SIMD instructions offer significant performance benefits and energy
savings. For instance, a SIMD3 instruction can load three values
into a register and perform an operation on all of them in a single
instruction. This cheap parallelism is valuable for accelerating
tasks such as image processing, data analysis, procedural
generation, and linear algebra.
CPUs have fixed-size SIMD registers, limiting the number of elements
that can be processed in parallel. A CPU with 128-bit SIMD registers
can process 4 floats, 2 doubles, 4 ints, or any combination that
fits within 128 bits. Compilers often generate SIMD instructions
automatically through a process called autovectorization. Developers can facilitate effective vectorization by optimizing
code structure and memory layout, as discussed in Memory Alignment and Memory Layout sections.
SSE (Streaming SIMD Extensions) and AVX (Advanced Vector Extensions)
are SIMD instruction sets for x86 and x86-64 architectures,
providing instructions for floating-point and integer operations.
ARM processors offer similar functionality through the ARM NEON SIMD
instruction set.
SIMD vectors are typically multiples of 2 in size. To create a SIMD
vector of size 3, you can use a SIMD4 vector and ignore the last
element, or use a SIMD2 vector and a scalar value. Careful
structuring of data and algorithms is necessary to fully harness the
power of SIMD instructions.
Draw Calls
Draw calls are commands issued by the CPU to the GPU to render a set
of primitives (points, lines, or triangles). Every draw call incurs
an overhead, as the CPU is required to configure the GPU's pipeline
state and submit work to be executed, per draw call, per frame.
Minimizing the number of draw calls is crucial for optimizing
rendering performance.
In modern graphics APIs like Direct3D 12, Vulkan, and Metal, a
typical draw call workflow involves:
- Setting up the rendering pipeline state (shaders, blend state, depth/stencil state, etc.)
- Binding resources (buffers, textures) to the pipeline
- Specifying the primitive topology (point list, line list, triangle list, etc.)
- Issuing the draw command with parameters like vertex count and instance count
Each change to the pipeline state or bound resources requires a new draw call. Techniques to reduce draw calls include:
- Batching: Grouping similar objects that share the same material or shader into a single draw call.
- Instancing: Rendering multiple copies of the same mesh with different properties (position, rotation, scale) in a single draw call.
- Texture atlasing: Combining multiple textures into a single larger texture to reduce texture binding changes.
- Command lists: Recording a sequence of commands (shader configurations, textures, draw calls) once and executing them multiple times to amortize CPU overhead.

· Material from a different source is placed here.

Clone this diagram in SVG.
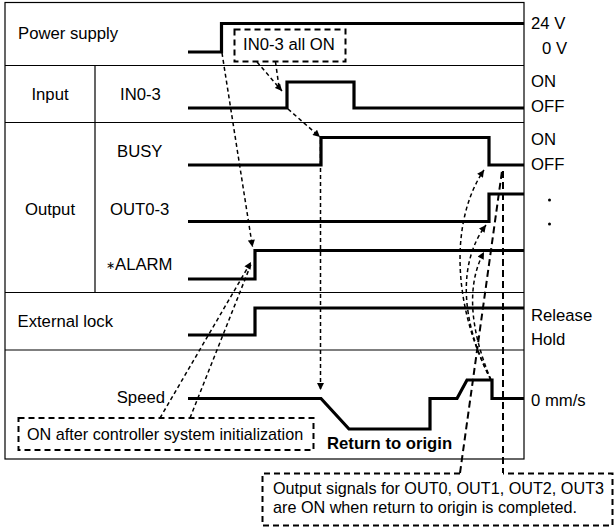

// Pseudocode for a draw call using Direct3D 12
// Set pipeline state
SetPipelineState(pipelineState);
// Bind vertex and index buffers
SetVertexBuffer(vertexBuffer);
SetIndexBuffer(indexBuffer);
// Bind shader resources
SetDescriptorHeaps(descriptorHeaps);
SetGraphicsRootDescriptorTable(rootParam, descriptorTable);
// Issue draw call
DrawIndexedInstanced(indexCount, instanceCount, startIndex, baseVertex, startInstance);
Careful management of draw calls and GPU resources is essential for achieving high-performance rendering. Techniques like GPU-driven rendering and bindless architectures aim to further reduce CPU overhead and enable more efficient usage of GPU resources.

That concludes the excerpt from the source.